Please take a look at this Mortgage Fraud Seminar put on by the Texas Office of the Attorney General, June 15, 2009. Securitization: The Big Picture. In there you will find a reference to the Federal Register, Friday, January 7, 2005, Part II, Securities and Exchange Commission, 17 CFR Parts 210, 228, et. al. Asset-Backed Securities; Final Rule.
The agency is the Securities and Exchange Commission and are their comments.
There is a lot that is revealed that most on this blog are not even aware of as most do not deal in Securities mostly based upon their income.

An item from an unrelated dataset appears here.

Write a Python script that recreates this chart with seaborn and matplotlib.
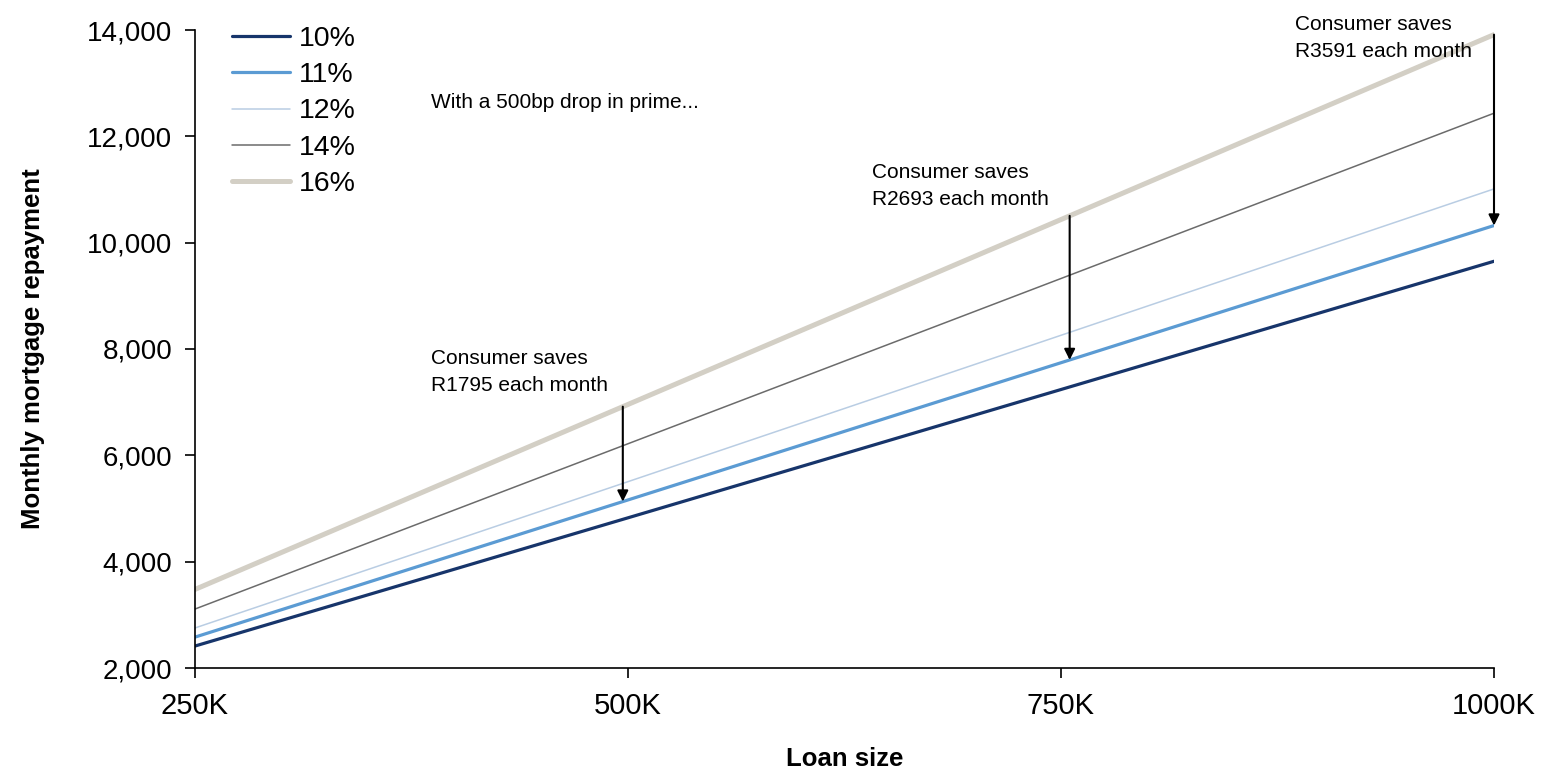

Example: Page 1508, “Asset-backed securities are securities that are backed by a discrete pool of self-liquidating financial assets. Asset-backed securitization is a financing technique in which financial assets, in many cases themselves less liquid, are pooled and converted into instruments that may be offered and sold in the capital markets.
IN a basic securitization structure, an entity, often a financial institution and commonly known as a “sponsor,” originates or otherwise acquires a pool of financial assets, such as mortgage loans, either directly or through an affiliate…..

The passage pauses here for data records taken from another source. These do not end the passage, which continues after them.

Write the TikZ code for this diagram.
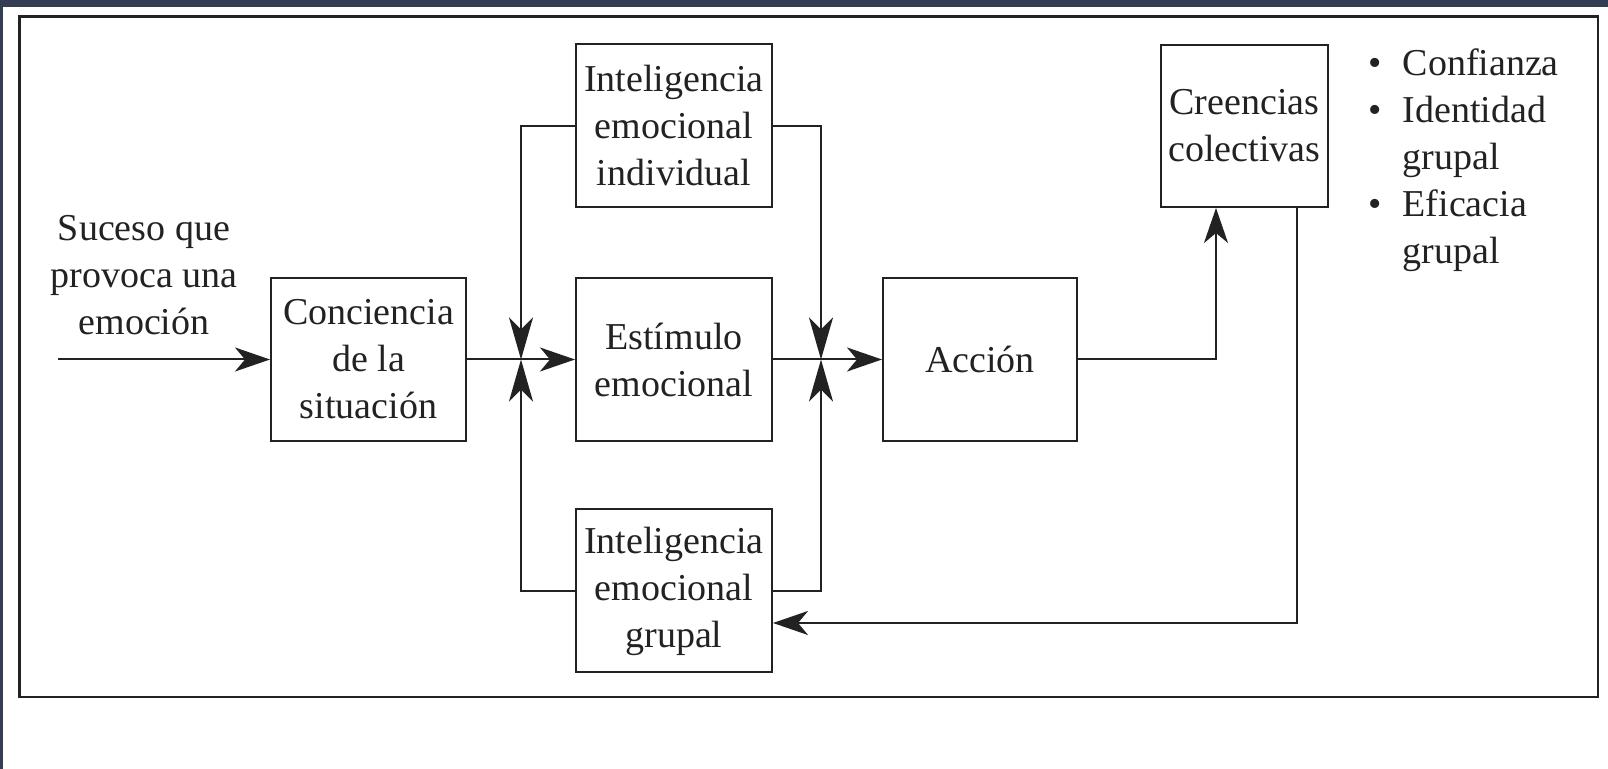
\documentclass[tikz,border=0pt]{standalone}
\usepackage{fontspec}
\setmainfont{Liberation Serif}
\usetikzlibrary{arrows.meta}
\definecolor{band}{HTML}{333E52}
\definecolor{ink}{HTML}{222222}
\tikzset{
  every node/.style={font=\fontsize{19pt}{23.5pt}\selectfont, text=ink},
  box/.style={draw=ink, line width=1pt, minimum width=98pt, minimum height=81.5pt, align=center, inner sep=0pt},
  conn/.style={draw=ink, line width=1pt},
  arrH/.style={conn, -{Stealth[length=17.5pt,width=12pt,inset=5pt]}},
  arrV/.style={conn, -{Stealth[length=21pt,width=12pt,inset=6pt]}},
}
\begin{document}
\begin{tikzpicture}[x=0.5pt,y=-0.5pt]
\useasboundingbox (0,0) rectangle (1608,769);
\fill[white] (0,0) rectangle (1608,769);
\fill[band] (0,0) rectangle (1608,7);
\fill[band] (0,0) rectangle (2.5,769);
\draw[ink, line width=1.3pt] (19.5,16.5) rectangle (1598,697);

\node[box, minimum width=97.5pt] (conc) at (368.5,359.5) {Conciencia\\de la\\situación};
\node[box] (est) at (674,359.5) {Estímulo\\emocional};
\node[box] (ind) at (674,126) {Inteligencia\\emocional\\individual};
\node[box] (grp) at (674,591) {Inteligencia\\emocional\\grupal};
\node[box, minimum width=97pt] (acc) at (980,359.5) {Acción};
\node[box, minimum width=83.5pt, minimum height=81pt] (cre) at (1244.5,126) {Creencias\\colectivas};

\node[align=center] (suc) at (144,275) {Suceso que\\provoca una\\emoción};
\node[anchor=north west, inner sep=0pt] (list) at (1368,42) {%
  \begin{tabular}{@{}l@{\hspace{10.5pt}}l@{}}
  \textbullet & Confianza\\
  \textbullet & Identidad\\
   & grupal\\
  \textbullet & Eficacia\\
   & grupal
  \end{tabular}};

\coordinate (start) at (58,359.5);
\coordinate (j1) at (521,359.5);
\coordinate (j2) at (821,359.5);

\draw[arrH] (start) -- (conc.west);
\draw[arrH] (conc.east) -- (est.west);
\draw[arrH] (est.east) -- (acc.west);
\draw[arrV] (ind.west) -| (j1);
\draw[arrV] (grp.west) -| (j1);
\draw[arrV] (ind.east) -| (j2);
\draw[arrV] (grp.east) -| (j2);
\draw[arrH] (acc.east) -| ([xshift=-14.25pt]cre.south);
\draw[arrH] ([xshift=26.25pt]cre.south) |- ([yshift=-16pt]grp.east);
\end{tikzpicture}
\end{document}
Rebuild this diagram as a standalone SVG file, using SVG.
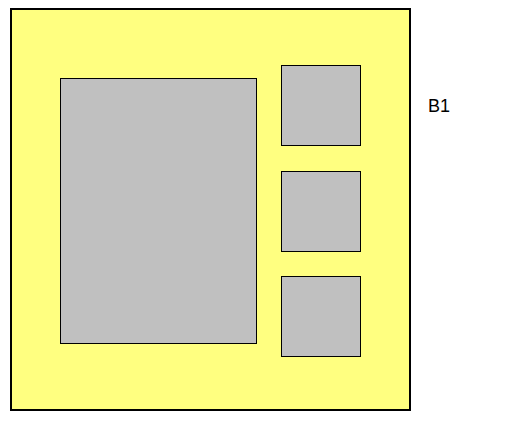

What I see, as well as others, is that the S&E Commission failed to make any rules as to what the heck they were attempting to do with the Note when it was CONVERTED into certificates or bonds. Oops!
Look up the word “converted” in any law dictionary. There simply is no enforceability of the Note as it does not exist after being converted. I cannot find where the newly created Certificate or Bond is subject to the TIL or FDCPA. It is subjected to the Securities and Exchange Act of 1937. If the Note that was converted was not delivered to the Trust and has the proper endorsements, the SE considers this a void transaction and an unregistered instrument. Any attempt to bring into a court of law (equity) the Note would be prima facia evidence of fraud.
http://www.creditslips.org/creditslips/LevitinAuthor.html
I have yet to have any attorney prove me wrong in my research. Most attorneys are going up against Judges who have not done one bit of research on their own, mostly because of their work / case loads.
Just my opinion….
Oh, just one more thought here, if the Note does not exist or is unenforceable, the Mortgage/DOT fails also. No promise to pay, no security.